How so? Now doesn't seem to make any sense to me one the desktop (location aware notifications?) while I use IG many many many times per day to watch news feeds, common sites I like to go to, etc. It just organizes the stuff I care about, but it's what I want rather then how Now tries to figure it out for me.

I've found Now useful on my phone, don't get me wrong, but I might consult it once a week or less.


Not justifying it at all -- I use IG as well and think it is absurdly dumb of them to shutter it. However, it now makes sense as to why they'd close it: they're trying to get people to use Google Now instead.


Just to be clear, you are talking about iGoogle[1], right?

[1]: https://support.google.com/websearch/bin/answer.py?hl=en&...


Yes.


IG is crufty. Most widgets had bit rotted. IG needs a next-generation implementation and marketing.


Chrome is getting bloated. It was so nice and lean when I first touched it years ago.


I love it when people say things like this without providing specifics. Not sure what you guys are talking about. The UI is the same and it seems to work just as well or better for me.


For one thing, I don't want the Flash plugin, also sync. Chrome feels slower and slower, I'm sorry that this upsets you.


It doesn't upset me when people notice a fact of reality, if it actually is the case. If Chrome was slow, it would be slow and a valid thing to point out, and we could discuss it.

But when someone makes a claim without giving any examples at all, that's kind of annoying. That's what leads to popular conceptions based only on accusation and rumors. But A+ for passive aggression.

Flash and sync are features that have been in Chrome for a really long time.
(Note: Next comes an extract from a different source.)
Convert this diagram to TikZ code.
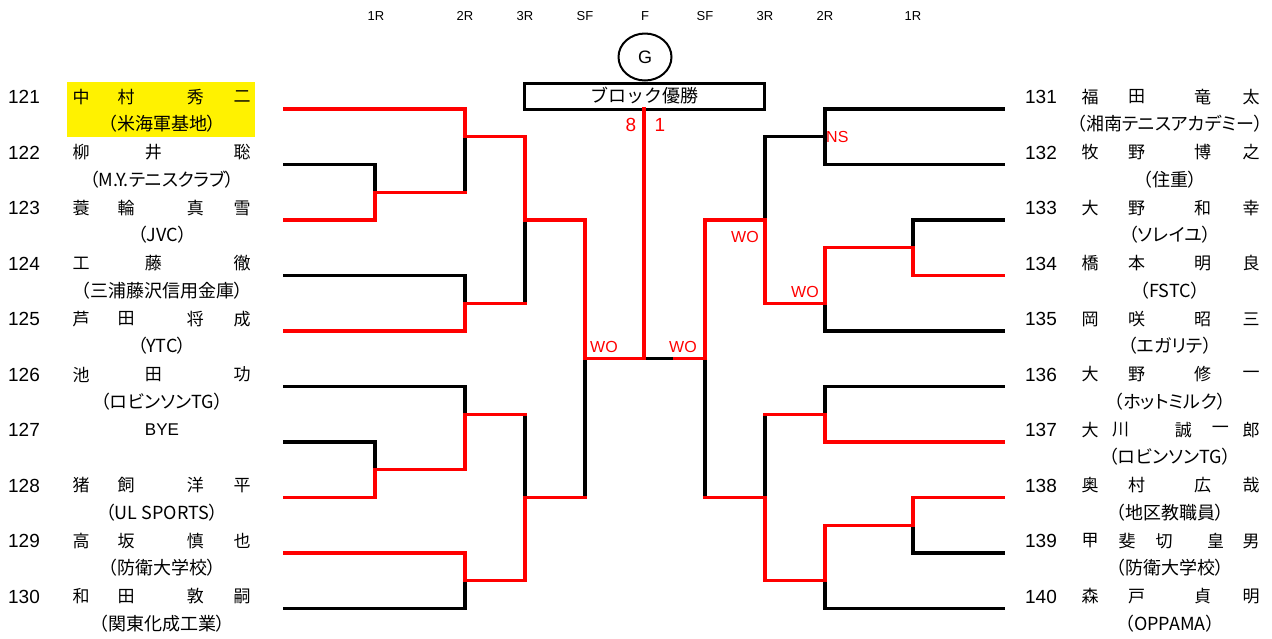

So they're not an example of Chrome "getting bloated." If Chrome is slower now than it was in the past, it isn't because of these, since previous versions of Chrome that you'd be using for the comparison also had these features.

You might just want to check your system for laggy spyware. It's always possible that Chrome could get worse over time and slower than before, but it's not something that's showing up in CPU or memory usage like it clearly was for Firefox when it started to get worse.

So I believe it might be slower for you, but if it is, it's probably not because of feature creep or "bloating." An anecdote isn't a trend.


I'd imagine you'd have to consciously enable it, right?


Coming to a browser near you but not your phones from 1 year ago.


Now if they would just fix the black-box browser sync...


I thought sync was just xmpp messages. I really don't know what that means but I was told it is like the browser is talking to the server soon after there is a configuration change just like the way I chat with someone on google talk. Am I barking up the wrong tree?


I was referring to there being no way to access or manipulate the "master" set of sync data on their servers - other than to delete it. There used to be a bookmarks folder that contained it in the user's docs account, but it is no longer available.

It's problematic if you have multiple clients and had previously used something like Xmarks. My meticulously curated folders and bookmarks get messed up across devices pretty fast, even after deleting sync data and starting fresh from a clean backup of bookmarks.


According to the documentation, it is, but I haven't tried snooping on the client myself. So I'm not sure if the data is obfuscated in any way.

"This means when a change occurs on one Google Chrome client, a part of the infrastructure effectively sends a tiny XMPP message, like a chat message, to other actively connected clients telling them to sync."